Corriere 12.11.17
L’ultradestra xenofoba «ruba» la festa nazionale E divide la Polonia in tre
Raduno anti-immigrati nel giorno dell’indipendenza
di Maria Serena Natale
Nel
giorno dell’unità, Varsavia si è divisa. Tre anime, stesse bandiere
bianco-rosse. La Polonia delle istituzioni davanti al monumento al
Milite ignoto. A poca distanza il corteo antifascista. Infine la marcia
dell’ultradestra raccolta intorno allo slogan «Noi vogliamo Dio»,
richiamo a un’identità che fa perno su radici cristiane strumentalmente
aggiornate in chiave anti-immigrazione. Novantanovesimo anniversario
dell’indipendenza che nel 1918 segnò la rinascita della Repubblica: dopo
le spartizioni tra Russia, Prussia e Impero Asburgico che per 123 anni
l’avevano annientata, al termine della Grande guerra la Polonia
ricompariva sulla mappa d’Europa sotto la guida del Maresciallo Józef
Pilsudski, il Padre della patria erede della tradizione multiculturale
dell’antica Confederazione polacco-lituana. Ieri, però, sono stati i
nazionalisti a rubare la scena, regalando a questo 11 novembre la più
forte partecipazione degli ultimi anni.
In 60 mila (stime della
polizia) hanno sfilato in difesa della Polonia «baluardo» dell’Occidente
cristiano, minacciata da presunte invasioni islamiche e liberismo
selvaggio: un popolo eterogeneo che ha trovato una causa comune in quel
«Vogliamo Dio» intonato dalla piazza il 2 giugno 1979, nella storica
visita di Giovanni Paolo II. Parole citate ancora la scorsa estate dal
presidente americano Donald Trump nel discorso di Varsavia, omaggio alla
resistenza di una nazione che del cattolicesimo militante ha fatto un
pilastro della lotta al comunismo.
Non era questo, tuttavia, lo
spirito della piazza ieri. Accanto a cartelli «per un’Europa bianca di
nazioni sorelle» si sono rivisti simboli dell’estrema destra xenofoba e
antisemita degli anni Trenta. Slogan che avvicinano sempre più la
galassia dell’estremismo europeo — alla marcia erano attesi
rappresentanti di movimenti svedesi, slovacchi, ungheresi — e il
suprematismo bianco della «destra alternativa» Usa.
Non aiuta a
disinnescare l’aggressività crescente di questi gruppi il clima creato
dal governo nazional-conservatore di Beata Szydlo, la premier «scelta»

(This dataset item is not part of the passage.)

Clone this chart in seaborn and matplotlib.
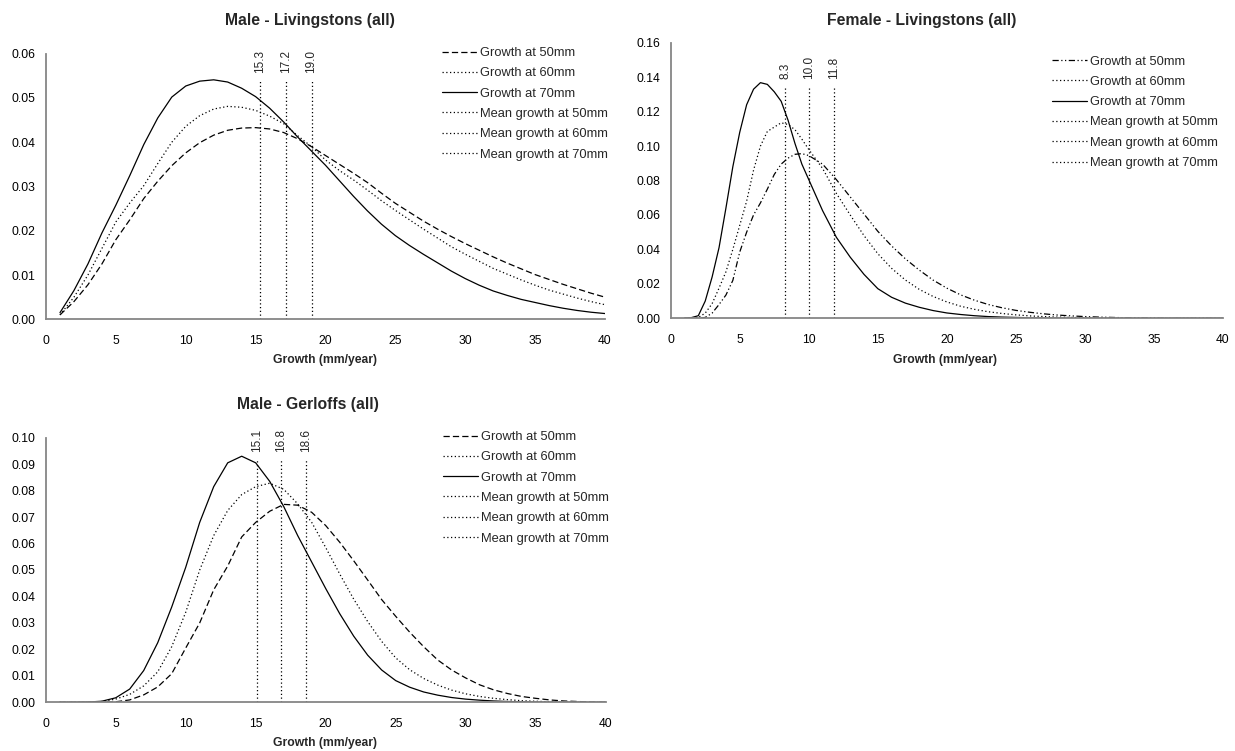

dal vero regista della politica di Varsavia, Jaroslaw Kaczynski. Un
esecutivo entrato in conflitto diretto con le direttive di Bruxelles, a
cominciare dal piano di redistribuzione dei richiedenti asilo. Ma deciso
anche a ignorare gli ammonimenti su violazioni dello Stato di diritto
come le recenti limitazioni all’autonomia della magistratura. «Dal 1918
non siamo stati sempre del tutto indipendenti», ha dichiarato ieri
Kaczynski in riferimento all’occupazione nazista e alla dominazione
sovietica. Richiami neanche troppo indiretti alle ragioni storiche della
difesa a oltranza della sovranità nazionale.
Alla cerimonia
istituzionale con il presidente Andrzej Duda, l’Europa era rappresentata
dal capo del Consiglio Ue Donald Tusk, ex premier polacco e rivale di
Kaczynski che lasciando Varsavia ha commentato: «Nessun politico in
Polonia ha il monopolio del patriottismo».